# Face Gluing - Planer or Jointer



## penpoint (Nov 24, 2015)

Hi All. I have a piece of stock that I have split with a band saw and am looking to face glue the two pieces back together. Would it be better to plane the face of each piece or use a jointer?

Thanks for any insight.


----------



## difalkner (Nov 27, 2011)

What size are they? Was the board flat/perpendicular prior to resawing? What type of wood? Photos?


----------



## penpoint (Nov 24, 2015)

Hello David. Thanks for the reply. The wood is a piece of 5/4 S2S red oak. It was flat and square prior to cutting. It is 15 " long.
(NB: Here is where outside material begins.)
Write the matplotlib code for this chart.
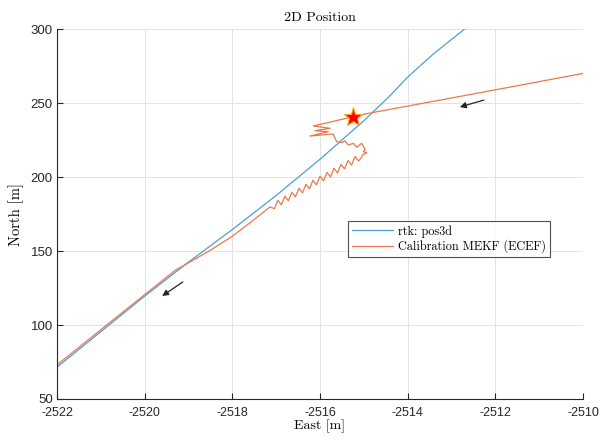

I split it into two pieces length-wise, so I now have 2 pieces that are 15" long x 2" wide x 7/16" thick. I want to face-glue them back together and the faces of the pieces are rough from the band saw blade. Just want to know the best method to create flat, smooth, and square pieces for gluing. Thanks again.


----------



## GeorgeC (Jul 30, 2008)

I cannot think of any reason why it would matter which machine. I would probably use my jointer just because I can probably control the depth of cut easier and more accurately.

George


----------



## difalkner (Nov 27, 2011)

Then if the opposite side is good like you say I would use my planer on the resawed side. That will ensure the board parallel in thickness. It's possible to throw that off using the jointer if your technique or machine isn't setup precisely. I say planer.


----------



## Tman1 (Jan 14, 2013)

difalkner said:


> Then if the opposite side is good like you say I would use my planer on the resawed side. That will ensure the board parallel in thickness. It's possible to throw that off using the jointer if your technique or machine isn't setup precisely. I say planer.


+1, I was thinking the exact same thing.


----------



## woodnthings (Jan 24, 2009)

*me also ....*



difalkner said:


> Then if the opposite side is good like you say I would use my planer on the resawed side. That will ensure the board parallel in thickness. It's possible to throw that off using the jointer if your technique or machine isn't setup precisely. I say planer.



The good side always goes down on the planer bed. Done. Jointers don't make parallel faces, as a rule, unless you are lucky and have a perfect resaw. :no:

What I don't get is why you split them, then decided that was a bad idea and now want to glue them back together....? If you want to create more interest, add a thin piece of a different color/type of wood in the center.


----------



## BernieL (Oct 28, 2011)

Yes difalkner - if your original stock was square, then use the square uncut side down on the planer table. If you try the new cutside down on the jointer, you will only make that side flat and it may not be square like woodnthings explained.


----------



## penpoint (Nov 24, 2015)

> What I don't get is why you split them, then decided that was a bad idea and now want to glue them back together


Actually, I didn't decide it was a bad idea (though it may have been). I'm trying to make a magnetic tool or knife holder with the magnets hidden. I split the stock, routed a slot for the magnets, and then I will glue the two pieces back together. I'm just trying to determine the best method to make sure the face of each pieces is flat and even for the gluing.

I guess I could route the front of the original stock instead of splitting it, insert the magnets, and use some thin wood to glue over that for the front. Would that be better, you think?

Either way, thanks to everyone for the feedback and suggestions. Everything helps.


----------



## FrankC (Aug 24, 2012)

If your bandsaw cuts were clean the two parts should fit when glued back together without any further work on them.


----------



## GISer3546 (Jan 30, 2013)

I did something similar recently and used a planer with good results. Those being only 2" wide you should be able to do it by hand as long as the surfaces are square.


----------